» DATA EXCERPT:
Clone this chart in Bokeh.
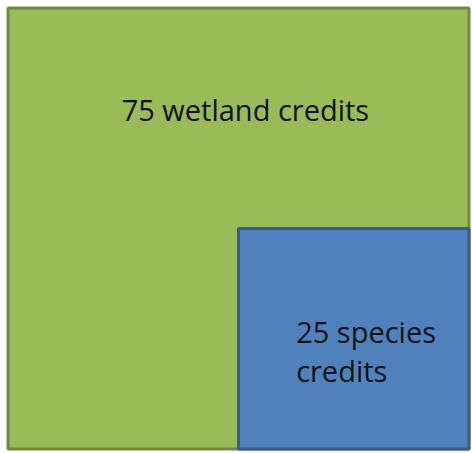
import math
from bokeh.plotting import figure
from bokeh.models import Range1d, ColumnDataSource
from bokeh.core.properties import value
from bokeh.embed import file_html
from bokeh.resources import INLINE

# ---- data ----
categories = ["75 wetland credits", "25 species\ncredits"]
credits = [75, 25]
fill_colors = ["#9BBB59", "#4F81BD"]
line_colors = ["#71893F", "#385D8A"]

total = sum(credits)
# blue square nested in the bottom-right corner of the whole square;
# its side is the square root of its share of the total
side = math.sqrt(credits[1] / total)

left = [0.0, 1.0 - side]
right = [1.0, 1.0]
bottom = [0.0, 0.0]
top = [1.0, side]

src = ColumnDataSource(dict(left=left, right=right, bottom=bottom, top=top,
                            fill=fill_colors, line=line_colors))

# pixel layout of the unit square inside the figure
W, H = 472, 453
x0_px, x1_px = 7.5, 468.5
y1_px, y0_px = 7.5, 448.5   # top, bottom (from top of figure)
sx = x1_px - x0_px
sy = y0_px - y1_px

p = figure(width=W, height=H, output_backend="svg", toolbar_location=None,
           x_range=Range1d(-x0_px / sx, 1 + (W - x1_px) / sx),
           y_range=Range1d(-(H - y0_px) / sy, 1 + y1_px / sy),
           min_border=0)
p.axis.visible = False
p.grid.visible = False
p.outline_line_color = None
p.background_fill_color = "white"
p.border_fill_color = "white"

p.quad(left="left", right="right", bottom="bottom", top="top", source=src,
       fill_color="fill", line_color="line", line_width=3)

# labels
p.text(x=[0.515], y=[0.77], text=[categories[0]],
       text_font=value("Open Sans"), text_font_size="29px",
       text_color="#111111", text_align="center", text_baseline="alphabetic")
p.text(x=[0.625], y=[0.222], text=[categories[1]],
       text_font=value("Open Sans"), text_font_size="29px",
       text_color="#111111", text_align="left", text_baseline="middle",
       text_line_height=1.0)

open("out.html", "w").write(file_html(p, INLINE))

» PROBLEM DESCRIPTION: Every line of the data above should be quoted exactly. Omit the pictures.

» TASK RESULT:
Clone this chart in Bokeh.
import math
from bokeh.plotting import figure
from bokeh.models import Range1d, ColumnDataSource
from bokeh.core.properties import value
from bokeh.embed import file_html
from bokeh.resources import INLINE

# ---- data ----
categories = ["75 wetland credits", "25 species\ncredits"]
credits = [75, 25]
fill_colors = ["#9BBB59", "#4F81BD"]
line_colors = ["#71893F", "#385D8A"]

total = sum(credits)
# blue square nested in the bottom-right corner of the whole square;
# its side is the square root of its share of the total
side = math.sqrt(credits[1] / total)

left = [0.0, 1.0 - side]
right = [1.0, 1.0]
bottom = [0.0, 0.0]
top = [1.0, side]

src = ColumnDataSource(dict(left=left, right=right, bottom=bottom, top=top,
                            fill=fill_colors, line=line_colors))

# pixel layout of the unit square inside the figure
W, H = 472, 453
x0_px, x1_px = 7.5, 468.5
y1_px, y0_px = 7.5, 448.5   # top, bottom (from top of figure)
sx = x1_px - x0_px
sy = y0_px - y1_px

p = figure(width=W, height=H, output_backend="svg", toolbar_location=None,
           x_range=Range1d(-x0_px / sx, 1 + (W - x1_px) / sx),
           y_range=Range1d(-(H - y0_px) / sy, 1 + y1_px / sy),
           min_border=0)
p.axis.visible = False
p.grid.visible = False
p.outline_line_color = None
p.background_fill_color = "white"
p.border_fill_color = "white"

p.quad(left="left", right="right", bottom="bottom", top="top", source=src,
       fill_color="fill", line_color="line", line_width=3)

# labels
p.text(x=[0.515], y=[0.77], text=[categories[0]],
       text_font=value("Open Sans"), text_font_size="29px",
       text_color="#111111", text_align="center", text_baseline="alphabetic")
p.text(x=[0.625], y=[0.222], text=[categories[1]],
       text_font=value("Open Sans"), text_font_size="29px",
       text_color="#111111", text_align="left", text_baseline="middle",
       text_line_height=1.0)

open("out.html", "w").write(file_html(p, INLINE))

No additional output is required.